Supplier's Offer to Make Products Invalidates Patent Claims Under Pre-AIA On-Sale Bar: Federal Circuit | Practical Law

Supplier's Offer to Make Products Invalidates Patent Claims Under Pre-AIA On-Sale Bar: Federal Circuit | Practical Law

In Hamilton Beach Brands, Inc. v. Sunbeam Prods. Inc, the US Court of Appeals for the Federal Circuit affirmed the district court's determination that the pre-AIA on-sale bar invalidated Hamilton Beach's patent claims for a slow-cooker because a supplier had offered to make the slow-cooker and the slow-cookers were ready for patenting more than one year before the effective filing date. 

Supplier's Offer to Make Products Invalidates Patent Claims Under Pre-AIA On-Sale Bar: Federal Circuit

by Practical Law Intellectual Property & Technology
Published on 15 Aug 2013USA (National/Federal)
In Hamilton Beach Brands, Inc. v. Sunbeam Prods. Inc, the US Court of Appeals for the Federal Circuit affirmed the district court's determination that the pre-AIA on-sale bar invalidated Hamilton Beach's patent claims for a slow-cooker because a supplier had offered to make the slow-cooker and the slow-cookers were ready for patenting more than one year before the effective filing date.
In its August 14, 2013 opinion in Hamilton Beach Brands, Inc. v.

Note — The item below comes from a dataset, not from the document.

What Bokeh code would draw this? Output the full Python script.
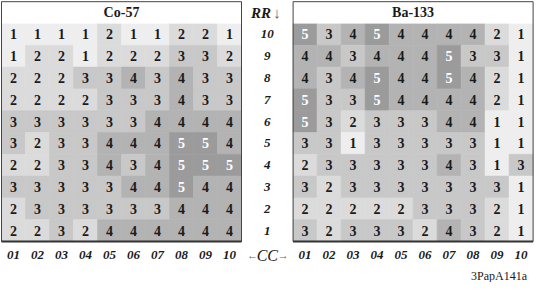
from bokeh.plotting import figure
from bokeh.models import Range1d, ColumnDataSource
from bokeh.core.properties import value
from bokeh.embed import file_html
from bokeh.resources import INLINE

# ---------------- data ----------------
rr_labels = ["10", "9", "8", "7", "6", "5", "4", "3", "2", "1"]   # rows, top to bottom
cc_labels = ["01", "02", "03", "04", "05", "06", "07", "08", "09", "10"]
panel_titles = ["Co-57", "Ba-133"]

co57 = [
    [1, 1, 1, 1, 2, 1, 1, 2, 2, 1],
    [1, 2, 2, 1, 2, 2, 2, 3, 3, 2],
    [2, 2, 2, 3, 3, 4, 3, 4, 3, 3],
    [2, 2, 2, 2, 3, 3, 3, 4, 3, 3],
    [3, 3, 3, 3, 3, 3, 4, 4, 4, 4],
    [3, 2, 3, 3, 4, 4, 4, 5, 5, 4],
    [2, 2, 3, 3, 4, 3, 4, 5, 5, 5],
    [3, 3, 3, 3, 3, 4, 4, 5, 4, 4],
    [2, 3, 3, 3, 3, 3, 3, 4, 4, 4],
    [2, 2, 3, 2, 4, 4, 4, 4, 4, 4],
]
ba133 = [
    [5, 3, 4, 5, 4, 4, 4, 4, 2, 1],
    [4, 4, 3, 4, 4, 4, 5, 3, 3, 1],
    [4, 3, 4, 5, 4, 4, 5, 4, 2, 1],
    [5, 3, 3, 5, 4, 4, 4, 4, 2, 1],
    [5, 3, 2, 3, 3, 3, 4, 4, 1, 1],
    [3, 3, 1, 3, 3, 3, 3, 3, 1, 1],
    [2, 3, 3, 3, 3, 3, 4, 3, 1, 3],
    [3, 2, 3, 3, 3, 3, 3, 3, 3, 1],
    [2, 2, 2, 2, 2, 3, 3, 3, 2, 1],
    [3, 2, 3, 3, 3, 2, 4, 3, 2, 1],
]
code_label = "3PapA141a"

# ---------------- styling ----------------
fill_by_level = {1: "#eeeeee", 2: "#dbdbdb", 3: "#c8c8c8", 4: "#b3b3b3", 5: "#9b9b9b"}
text_by_level = {1: "#1a1a1a", 2: "#1a1a1a", 3: "#1a1a1a", 4: "#1a1a1a", 5: "#ffffff"}
SERIF = value("Liberation Serif")
GAP = 2.15          # gap between panels, in cell units
OFFSETS = [0.0, 10 + GAP]

p = figure(width=534, height=282, output_backend="svg", toolbar_location=None,
           x_range=Range1d(0.458, 0.458 + 534 / 24.0),
           y_range=Range1d(-1.381, 11.555),
           min_border=0, outline_line_color=None, background_fill_color="white")
p.axis.visible = False
p.grid.visible = False

nrows = len(rr_labels)
ncols = len(cc_labels)

for off, grid, title in zip(OFFSETS, [co57, ba133], panel_titles):
    xs, ys, vals, fills, tcols = [], [], [], [], []
    for i, row in enumerate(grid):
        for j, v in enumerate(row):
            xs.append(j + 1 + off)
            ys.append(nrows - i)
            vals.append(str(v))
            fills.append(fill_by_level[v])
            tcols.append(text_by_level[v])
    src = ColumnDataSource(dict(x=xs, y=ys, v=vals, f=fills, t=tcols))
    p.rect("x", "y", width=1, height=1, source=src, fill_color="f",
           line_color="f", line_width=0.6)
    p.text("x", "y", text="v", source=src, text_color="t", text_font=SERIF,
           text_font_style="bold", text_font_size="14px",
           text_align="center", text_baseline="middle")
    # title row
    left, right = 0.5 + off, ncols + 0.5 + off
    p.quad(left=[left], right=[right], bottom=[nrows + 0.5], top=[nrows + 1.5],
           fill_color="white", line_color=None)
    p.text([(left + right) / 2], [nrows + 1.0], text=[title], text_font=SERIF,
           text_font_style="bold", text_font_size="14px", text_color="#1a1a1a",
           text_align="center", text_baseline="middle")
    # frame
    p.quad(left=[left], right=[right], bottom=[0.5], top=[nrows + 1.5],
           fill_color=None, line_color="#444444", line_width=1)
    p.segment(x0=[left], x1=[right], y0=[0.5], y1=[0.5],
              line_color="#333333", line_width=2.2)
    # column labels
    p.text([j + 1 + off for j in range(ncols)], [-0.14] * ncols, text=cc_labels,
           text_font=SERIF, text_font_style="bold italic", text_font_size="13px",
           text_color="#1a1a1a", text_align="center", text_baseline="middle")

# middle labels
mid = 10.5 + GAP / 2
p.text([mid] * nrows, [nrows - i for i in range(nrows)], text=rr_labels,
       text_font=SERIF, text_font_style="bold italic", text_font_size="13px",
       text_color="#1a1a1a", text_align="center", text_baseline="middle")
p.text([mid + 0.15], [nrows + 1.0], text=["RR"], text_font=SERIF,
       text_font_style="bold italic", text_font_size="15px", text_color="#1a1a1a",
       text_align="right", text_baseline="middle")
p.text([mid + 0.25], [nrows + 1.0], text=["\u2193"], text_font=SERIF,
       text_font_style="normal", text_font_size="15px", text_color="#556677",
       text_align="left", text_baseline="middle")
p.text([mid], [-0.14], text=["CC"], text_font=SERIF,
       text_font_style="italic", text_font_size="16px", text_color="#1a1a1a",
       text_align="center", text_baseline="middle")
p.text([mid - 0.62], [-0.14], text=["\u2190"], text_font=SERIF,
       text_font_size="11px", text_color="#556677",
       text_align="center", text_baseline="middle")
p.text([mid + 0.66], [-0.14], text=["\u2192"], text_font=SERIF,
       text_font_size="11px", text_color="#556677",
       text_align="center", text_baseline="middle")

p.text([22.4], [-1.1], text=[code_label], text_font=SERIF, text_font_size="12px",
       text_color="#1a1a1a", text_align="right", text_baseline="middle")

open("out.html", "w").write(file_html(p, INLINE))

Sunbeam Prods., Inc., the US Court of Appeals for the Federal Circuit affirmed the US District Court for the Eastern District of Virginia's ruling that Hamilton Beach's asserted patent claims for its slow-cooker were invalid under the pre-AIA on-sale bar. The district court also found that Sunbeam did not literally infringe the asserted claims of US Patent No. 7,947,928 (the '928 patent).
Both parties compete in the small kitchen appliance industry and sell versions of slow-cookers. Hamilton Beach alleged that Sunbeam's slow-cooker infringed claims of the '928 patent. Sunbeam moved for summary judgment, arguing that:
  • It did not infringe the asserted claims.
  • The asserted claims were invalid because Hamilton Beach offered for sale and publicly used the slow-cooker before the critical date, rendering the claims invalid.
The district court granted Sunbeam's motion for summary judgment, ruling that Hamilton Beach's purchase order with its foreign supplier was an invalidating commercial offer for sale under the Section 102(b)'s on-sale bar, which invalidates a patent when the invention was sold or offered-for-sale more than one year before the effective filing date (the critical date) (35 U.S.C. § 102(b)). Hamilton Beach appealed to the Federal Circuit.
On appeal, the Federal Circuit, in a split decision, affirmed the district court because both conditions of the on-sale bar were met before the critical date. Under Pfaff v. Wells Elecs., Inc., the two conditions triggering the on-sale bar are that:
  • The claimed invention was the subject of a commercial offer for sale.
  • The invention was ready for patenting, by being either:
    • reduced to practice; or
    • depicted in drawings or described in writing in a manner sufficient for a person of ordinary skill in the art to practice.
The Federal Circuit explained that a commercial offer for sale for purposes of Section 102(b) occurs when the other party could make a binding contract by simple acceptance. It also noted that there was no "supplier exception" to the on-sale bar and that an offer for sale by a foreign supplier directed to the US may qualify as an invalidating activity. Hamilton Beach's foreign supplier responded that it was ready to fulfill the order before the critical date, which the court interpreted as the supplier making an offer to sell the slow-cookers to Hamilton Beach. This constituted a commercial offer for sale, allowing Hamilton Beach to accept the offer whenever it pleased, and fulfilling the first Pfaff prong.
The invention met the second prong, ready for patenting, because the descriptions and depictions of the slow-cooker were sufficiently precise to enable a person of ordinary skill to build the invention. Specifically, there was evidence in the form of:
  • A Hamilton Beach meeting with retail customers that provided specific descriptions of the slow-cooker at issue.
  • CAD drawings depicting the slow-cooker.
  • Hamilton Beach's concession that it possessed at least one product sample that worked as intended before the critical date.
This case is noteworthy for invalidating patents under the on-sale bar based on Hamilton Beach's outsourcing of its manufacturing to a foreign supplier. Circuit Judge Reyna, in his dissent, faulted the majority's:
  • Broad application of the no-supplier-exception.
  • Failure to assess whether the offer to buy was in fact commercial, even as the Supreme Court has meaningfully distinguished experimental sales that do not qualify for the on-sale bar from commercial sales. In his view, the circumstances of Hamilton Beach's purchase order demonstrated the product was still in development.
Judge Reyna cautioned that the majority's approach may be problematic for smaller companies and other inventors who lack internal manufacturing capabilities. He noted that under this case, the on-sale bar may be triggered even by a single offer to buy and the experimental-use exception may not be able to save.